Pictures aside, quote the whole listing exactly.

###

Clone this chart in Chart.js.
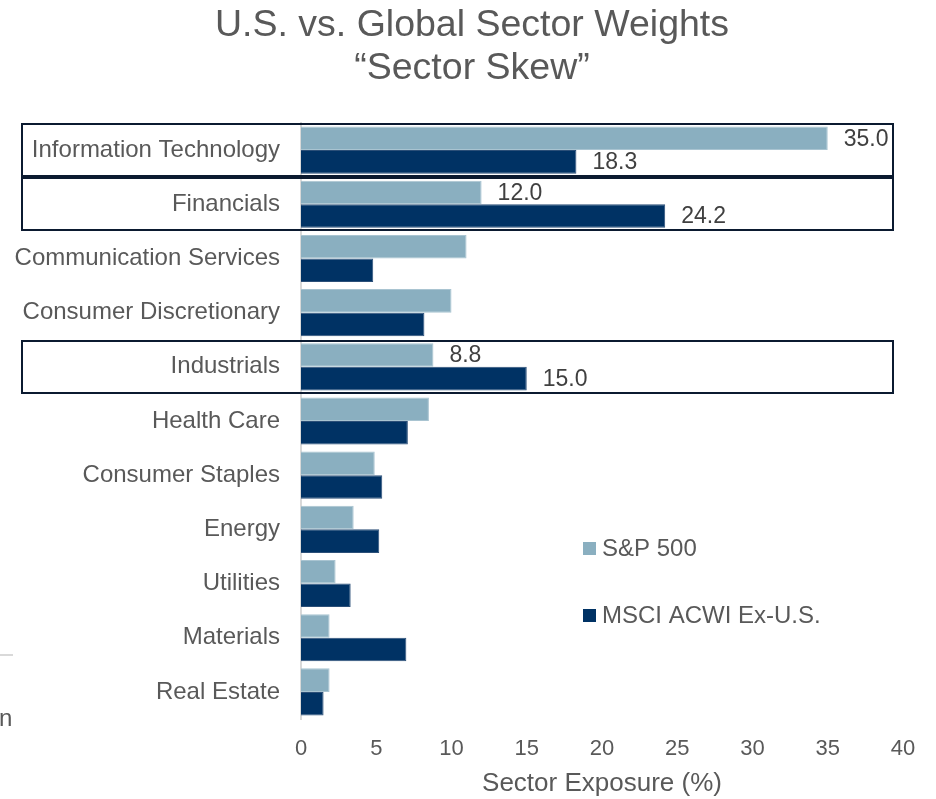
<!DOCTYPE html>
<html>
<head>
<meta charset="utf-8">
<script src="https://cdn.jsdelivr.net/npm/chart.js@4/dist/chart.umd.min.js"></script>
<style>
  html, body { margin: 0; padding: 0; background: #ffffff; }
  #wrap { position: relative; width: 936px; height: 799px; overflow: hidden; }
  canvas { display: block; }
</style>
</head>
<body>
<div id="wrap"><canvas id="c" width="936" height="799"></canvas></div>
<script>
const categories = [
  "Information Technology", "Financials", "Communication Services",
  "Consumer Discretionary", "Industrials", "Health Care",
  "Consumer Staples", "Energy", "Utilities", "Materials", "Real Estate"
];
const sp500 = [35.0, 12.0, 11.0, 10.0, 8.8, 8.5, 4.9, 3.5, 2.3, 1.9, 1.9];
const acwiExUS = [18.3, 24.2, 4.8, 8.2, 15.0, 7.1, 5.4, 5.2, 3.3, 7.0, 1.5];
const seriesNames = ["S&P 500", "MSCI ACWI Ex-U.S."];
const highlighted = ["Information Technology", "Financials", "Industrials"];
const xTicks = [0, 5, 10, 15, 20, 25, 30, 35, 40];
const titleLines = ["U.S. vs. Global Sector Weights", "\u201CSector Skew\u201D"];
const xAxisTitle = "Sector Exposure (%)";

const FONT = "'Liberation Sans', Arial, Helvetica, sans-serif";
const GRAY = "#595959";
const LIGHT = "#8aafc0";
const DARK = "#003264";

const extras = {
  id: "extras",
  afterDraw(chart) {
    const ctx = chart.ctx;
    const y = chart.scales.y;
    ctx.save();
    // title
    ctx.fillStyle = GRAY;
    ctx.font = "37.5px " + FONT;
    ctx.textAlign = "center";
    ctx.textBaseline = "middle";
    ctx.fillText(titleLines[0], 472, 26);
    ctx.fillText(titleLines[1], 472, 69);

    // highlight boxes
    const step = y.getPixelForValue(1) - y.getPixelForValue(0);
    ctx.strokeStyle = "#0b1a30";
    ctx.lineWidth = 2;
    highlighted.forEach(name => {
      const i = categories.indexOf(name);
      const cy = y.getPixelForValue(i);
      const top = Math.round(cy - step / 2) + 1;
      const bot = Math.round(cy + step / 2) - 1;
      ctx.strokeRect(22, top, 893 - 22, bot - top);
    });

    // data labels for highlighted categories
    ctx.fillStyle = "#404040";
    ctx.font = "23px " + FONT;
    ctx.textAlign = "left";
    ctx.textBaseline = "middle";
    chart.data.datasets.forEach((ds, di) => {
      const meta = chart.getDatasetMeta(di);
      highlighted.forEach(name => {
        const i = categories.indexOf(name);
        const el = meta.data[i];
        ctx.fillText(ds.data[i].toFixed(1), el.x + 16, el.y + 1);
      });
    });

    // legend
    const legendY = [548, 615];
    const legendColors = [LIGHT, DARK];
    ctx.font = "24px " + FONT;
    seriesNames.forEach((n, k) => {
      ctx.fillStyle = legendColors[k];
      ctx.fillRect(583, legendY[k] - 6, 13, 13);
      ctx.fillStyle = GRAY;
      ctx.fillText(n, 602, legendY[k] + 1);
    });

    // cropped remnants at left edge
    ctx.fillStyle = "#d9d9d9";
    ctx.fillRect(0, 654, 13, 2);
    ctx.fillStyle = GRAY;
    ctx.font = "24px " + FONT;
    ctx.fillText("n", -1, 719);
    ctx.restore();
  }
};

new Chart(document.getElementById("c"), {
  type: "bar",
  data: {
    labels: categories,
    datasets: [
      { label: seriesNames[0], data: sp500, backgroundColor: LIGHT, borderColor: "#a9c4d1", borderWidth: 1 },
      { label: seriesNames[1], data: acwiExUS, backgroundColor: DARK, borderColor: "#2b4f78", borderWidth: 1 }
    ]
  },
  options: {
    indexAxis: "y",
    responsive: false,
    animation: false,
    devicePixelRatio: 1,
    layout: { padding: { top: 123, right: 33, bottom: 0, left: 0 } },
    datasets: { bar: { categoryPercentage: 0.87, barPercentage: 1.0 } },
    plugins: { legend: { display: false }, tooltip: { enabled: false }, title: { display: false } },
    scales: {
      x: {
        type: "linear",
        min: xTicks[0],
        max: xTicks[xTicks.length - 1],
        afterBuildTicks(scale) { scale.ticks = xTicks.map(v => ({ value: v })); },
        afterFit(scale) { scale.height = 80; },
        grid: { display: false, drawTicks: false },
        border: { display: false },
        ticks: { color: GRAY, font: { family: FONT, size: 22 }, padding: 17 },
        title: { display: true, text: xAxisTitle, color: GRAY, font: { family: FONT, size: 26 }, padding: { top: 0, bottom: 0 } }
      },
      y: {
        afterFit(scale) { scale.width = 301; },
        grid: { display: false, drawTicks: false },
        border: { display: true, color: "#d9d9d9", width: 2 },
        ticks: { color: GRAY, font: { family: FONT, size: 24 }, padding: 21, autoSkip: false }
      }
    }
  },
  plugins: [extras]
});
</script>
</body>
</html>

###

(Solution):
Clone this chart in Chart.js.
<!DOCTYPE html>
<html>
<head>
<meta charset="utf-8">
<script src="https://cdn.jsdelivr.net/npm/chart.js@4/dist/chart.umd.min.js"></script>
<style>
  html, body { margin: 0; padding: 0; background: #ffffff; }
  #wrap { position: relative; width: 936px; height: 799px; overflow: hidden; }
  canvas { display: block; }
</style>
</head>
<body>
<div id="wrap"><canvas id="c" width="936" height="799"></canvas></div>
<script>
const categories = [
  "Information Technology", "Financials", "Communication Services",
  "Consumer Discretionary", "Industrials", "Health Care",
  "Consumer Staples", "Energy", "Utilities", "Materials", "Real Estate"
];
const sp500 = [35.0, 12.0, 11.0, 10.0, 8.8, 8.5, 4.9, 3.5, 2.3, 1.9, 1.9];
const acwiExUS = [18.3, 24.2, 4.8, 8.2, 15.0, 7.1, 5.4, 5.2, 3.3, 7.0, 1.5];
const seriesNames = ["S&P 500", "MSCI ACWI Ex-U.S."];
const highlighted = ["Information Technology", "Financials", "Industrials"];
const xTicks = [0, 5, 10, 15, 20, 25, 30, 35, 40];
const titleLines = ["U.S. vs. Global Sector Weights", "\u201CSector Skew\u201D"];
const xAxisTitle = "Sector Exposure (%)";

const FONT = "'Liberation Sans', Arial, Helvetica, sans-serif";
const GRAY = "#595959";
const LIGHT = "#8aafc0";
const DARK = "#003264";

const extras = {
  id: "extras",
  afterDraw(chart) {
    const ctx = chart.ctx;
    const y = chart.scales.y;
    ctx.save();
    // title
    ctx.fillStyle = GRAY;
    ctx.font = "37.5px " + FONT;
    ctx.textAlign = "center";
    ctx.textBaseline = "middle";
    ctx.fillText(titleLines[0], 472, 26);
    ctx.fillText(titleLines[1], 472, 69);

    // highlight boxes
    const step = y.getPixelForValue(1) - y.getPixelForValue(0);
    ctx.strokeStyle = "#0b1a30";
    ctx.lineWidth = 2;
    highlighted.forEach(name => {
      const i = categories.indexOf(name);
      const cy = y.getPixelForValue(i);
      const top = Math.round(cy - step / 2) + 1;
      const bot = Math.round(cy + step / 2) - 1;
      ctx.strokeRect(22, top, 893 - 22, bot - top);
    });

    // data labels for highlighted categories
    ctx.fillStyle = "#404040";
    ctx.font = "23px " + FONT;
    ctx.textAlign = "left";
    ctx.textBaseline = "middle";
    chart.data.datasets.forEach((ds, di) => {
      const meta = chart.getDatasetMeta(di);
      highlighted.forEach(name => {
        const i = categories.indexOf(name);
        const el = meta.data[i];
        ctx.fillText(ds.data[i].toFixed(1), el.x + 16, el.y + 1);
      });
    });

    // legend
    const legendY = [548, 615];
    const legendColors = [LIGHT, DARK];
    ctx.font = "24px " + FONT;
    seriesNames.forEach((n, k) => {
      ctx.fillStyle = legendColors[k];
      ctx.fillRect(583, legendY[k] - 6, 13, 13);
      ctx.fillStyle = GRAY;
      ctx.fillText(n, 602, legendY[k] + 1);
    });

    // cropped remnants at left edge
    ctx.fillStyle = "#d9d9d9";
    ctx.fillRect(0, 654, 13, 2);
    ctx.fillStyle = GRAY;
    ctx.font = "24px " + FONT;
    ctx.fillText("n", -1, 719);
    ctx.restore();
  }
};

new Chart(document.getElementById("c"), {
  type: "bar",
  data: {
    labels: categories,
    datasets: [
      { label: seriesNames[0], data: sp500, backgroundColor: LIGHT, borderColor: "#a9c4d1", borderWidth: 1 },
      { label: seriesNames[1], data: acwiExUS, backgroundColor: DARK, borderColor: "#2b4f78", borderWidth: 1 }
    ]
  },
  options: {
    indexAxis: "y",
    responsive: false,
    animation: false,
    devicePixelRatio: 1,
    layout: { padding: { top: 123, right: 33, bottom: 0, left: 0 } },
    datasets: { bar: { categoryPercentage: 0.87, barPercentage: 1.0 } },
    plugins: { legend: { display: false }, tooltip: { enabled: false }, title: { display: false } },
    scales: {
      x: {
        type: "linear",
        min: xTicks[0],
        max: xTicks[xTicks.length - 1],
        afterBuildTicks(scale) { scale.ticks = xTicks.map(v => ({ value: v })); },
        afterFit(scale) { scale.height = 80; },
        grid: { display: false, drawTicks: false },
        border: { display: false },
        ticks: { color: GRAY, font: { family: FONT, size: 22 }, padding: 17 },
        title: { display: true, text: xAxisTitle, color: GRAY, font: { family: FONT, size: 26 }, padding: { top: 0, bottom: 0 } }
      },
      y: {
        afterFit(scale) { scale.width = 301; },
        grid: { display: false, drawTicks: false },
        border: { display: true, color: "#d9d9d9", width: 2 },
        ticks: { color: GRAY, font: { family: FONT, size: 24 }, padding: 21, autoSkip: false }
      }
    }
  },
  plugins: [extras]
});
</script>
</body>
</html>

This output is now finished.